The marblebill also differs from Earth animals in some respects: it is a brachiating predator, which principle seems to be unique, so far. It is also quite large in comparison to gibbons and the like. Still, it much more agile than Earth's orang-utans, which are as large or larger. Its prey, usually an 'Aggie', is a brachiator as well. Most often a pair of marblebills take an aggie by surprise, but if the first charge fails, they will pursue it at full speed. Two adult marblebills moving at full speed is something never seen on Earth; if only I had a video to show you...

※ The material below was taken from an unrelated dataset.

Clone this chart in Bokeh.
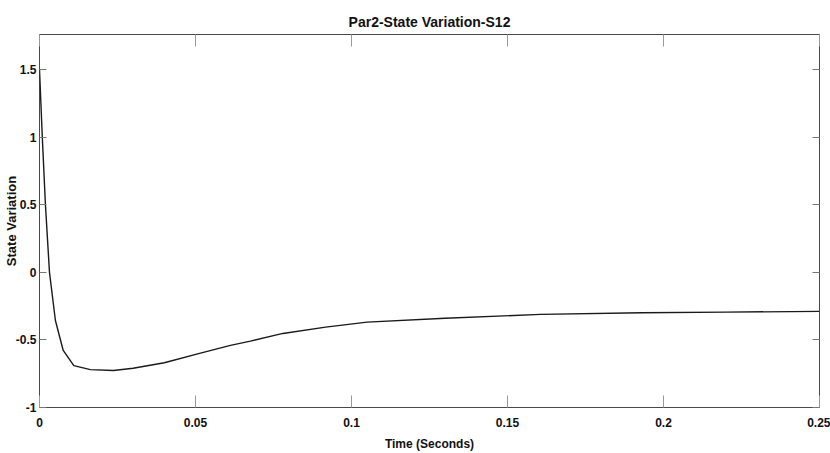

What I do have is a video found on YouTube of a gibbon teasing two tiger cubs. Part of the excitement in the video may be due to clever editing of the footage, but there are enough uncut scenes to illustrate how remarkably agile a brachiator can be. On seeeing the video you get the feeling that it is just as well that the cubs are still young enough to be clumsy, or else things might end poorly for the gibbon.

Of course, if the gibbon would be replaced by a marblebill, the cubs would probably be plucked from the ground and eaten.